When my children were small I was very much out of control with my anger. I said some things to them that I regret so much now. I hit them out of anger and then afterwards regretted it. Unfortunately, at the time that my children were little, hitting your children was an accepted part of parenting. Because I was abused as a child, I was repeating the same pattern with my own children, and I felt like I just couldn't stop doing it without help. I was very, very alone.

At some point when my children were still young I decided that I just couldn't go on being a bad mother. I couldn't continue to be my mother. I had to do something to stop the family patterns. I started to buy all of the books on parenting that I could find.

I also went to counselors and I read everything I could on dysfunctional families so that I could face the truth about my own family of origin. When I got Bill DeFoore's book on anger I found out that my anger was normal but that I wasn't expressing it in an appropriate way. I learned how to release my anger in a way that didn't hurt myself or the people I loved.

I was amazed at how much rage I had in me. I even scared myself. The anger releasing worked though. Writing about what happened to me as a child worked too. Recovery became a quest for me. My motivating force for doing all of this recovery work were my two sons. I wanted to be a better mother to them.

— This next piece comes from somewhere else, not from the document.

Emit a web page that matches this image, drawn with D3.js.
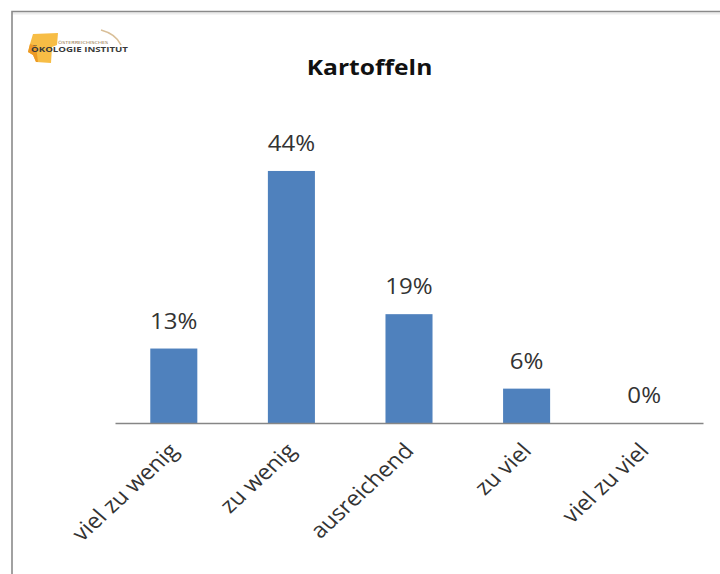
<!DOCTYPE html>
<html>
<head>
<meta charset="utf-8">
<script src="https://cdn.jsdelivr.net/npm/d3@7/dist/d3.min.js"></script>
<style>
  html, body { margin: 0; padding: 0; background: #fff; }
  svg { display: block; }
</style>
</head>
<body>
<svg id="chart" width="720" height="574"></svg>
<script>
// Survey answers for potatoes (share of respondents)
const categories = ["viel zu wenig", "zu wenig", "ausreichend", "zu viel", "viel zu viel"];
const shares = [0.13, 0.44, 0.19, 0.06, 0.00];
const chartTitle = "Kartoffeln";

const W = 720, H = 574;
const svg = d3.select("#chart");
const font = "'Open Sans', 'Noto Sans', sans-serif";
const stretchX = 1.12;          // glyphs are drawn slightly wide
const textColor = "#333333";

svg.append("rect").attr("width", W).attr("height", H).attr("fill", "#fff");

// outer frame (top and left edges visible)
svg.append("path")
  .attr("d", "M12,13.5 H720")
  .attr("stroke", "#ececec").attr("stroke-width", 2).attr("fill", "none");
svg.append("path")
  .attr("d", `M12,${H} V11.5 H${W}`)
  .attr("stroke", "#8a8a8a").attr("stroke-width", 1.6).attr("fill", "none");

// logo
const logo = svg.append("g").attr("class", "logo");
logo.append("path")
  .attr("d", "M33,34 L58,33 L57,45 L52,47 L51,63 L36,62 L33,55 L28,52 L30,44 Z")
  .attr("fill", "#f7bd45");
logo.append("path")
  .attr("d", "M28,52 L30,44 L36,46 L38,62 L36,62 L33,55 Z")
  .attr("fill", "#ec9a25");
logo.append("path")
  .attr("d", "M101,30 Q116,34 121,45")
  .attr("stroke", "#d9bf98").attr("stroke-width", 1.6).attr("fill", "none");
logo.append("text")
  .attr("x", 58).attr("y", 43.5)
  .attr("font-family", font).attr("font-size", 4.2)
  .attr("fill", "#8a6a3a")
  .attr("textLength", 50).attr("lengthAdjust", "spacingAndGlyphs")
  .text("ÖSTERREICHISCHES");
logo.append("text")
  .attr("x", 31).attr("y", 52)
  .attr("font-family", font).attr("font-size", 7.6).attr("font-weight", 700)
  .attr("fill", "#3a3a3a")
  .attr("textLength", 97).attr("lengthAdjust", "spacingAndGlyphs")
  .text("ÖKOLOGIE INSTITUT");

// title
svg.append("g")
  .attr("transform", `translate(369.5,75) scale(${stretchX},1)`)
  .append("text")
  .attr("text-anchor", "middle")
  .attr("font-family", font).attr("font-size", 22).attr("font-weight", 700)
  .attr("fill", "#111")
  .text(chartTitle);

// scales
const x = d3.scaleBand()
  .domain(categories)
  .range([115, 703])
  .paddingInner(0.6)
  .paddingOuter(0.3);

const y = d3.scaleLinear()
  .domain([0, 0.5])
  .range([423, 136.6]);

const data = categories.map((c, i) => ({ cat: c, v: shares[i] }));

// bars
svg.append("g").selectAll("rect")
  .data(data)
  .join("rect")
  .attr("x", d => x(d.cat))
  .attr("y", d => y(d.v))
  .attr("width", x.bandwidth())
  .attr("height", d => y(0) - y(d.v))
  .attr("fill", "#4f81bd");

// category axis
const axis = svg.append("g")
  .attr("transform", `translate(0,${y(0)})`)
  .call(d3.axisBottom(x).tickSize(0).tickSizeOuter(0).tickFormat(""));
axis.select(".domain").attr("stroke", "#868686").attr("stroke-width", 1.5);

// category labels, rotated
svg.append("g").selectAll("g")
  .data(data)
  .join("g")
  .attr("transform", d =>
    `translate(${x(d.cat) + x.bandwidth() / 2 + 6},${y(0) + 29}) scale(${stretchX},1) rotate(-46)`)
  .append("text")
  .attr("text-anchor", "end")
  .attr("font-family", font).attr("font-size", 21.2)
  .attr("fill", textColor)
  .text(d => d.cat);

// value labels
const pct = d3.format(".0%");
svg.append("g").selectAll("g")
  .data(data)
  .join("g")
  .attr("transform", d =>
    `translate(${x(d.cat) + x.bandwidth() / 2},${y(d.v) - 20}) scale(${stretchX},1)`)
  .append("text")
  .attr("text-anchor", "middle")
  .attr("font-family", font).attr("font-size", 21.5)
  .attr("fill", textColor)
  .text(d => pct(d.v));
</script>
</body>
</html>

I was not raped as a small child, but I was incested by my father and my uncle. I know that this takes time to heal. It doesn't get better over night. It's not easy, but it's worth it. If you have the money or insurance, getting a safe counselor who believes in allowing people to get their feelings out would be wise. It's so horribly difficult to heal from this kind of trauma on your own. I know, because I tried to heal from it on my own, and I found out that I needed help. If you can't afford a counselor, a good incest/rape support group would work. Rape Crisis Centers also offer free counseling.

I believe that you will recover from your childhood. Your daughter's little faces will give you the incentive and motivation to keep going on your recovery and you will be such a good example to them of someone who had the courage to look at and to face the past so that your future will be better for yourself and for them.

If your husband goes into recovery with you and faces some of his own issues about his childhood, I believe that together you can have a wonderful marriage and be awesome parents. Being in recovery together is kind of like growing up together. When you know each others history, it's like you've known each other all of your lives.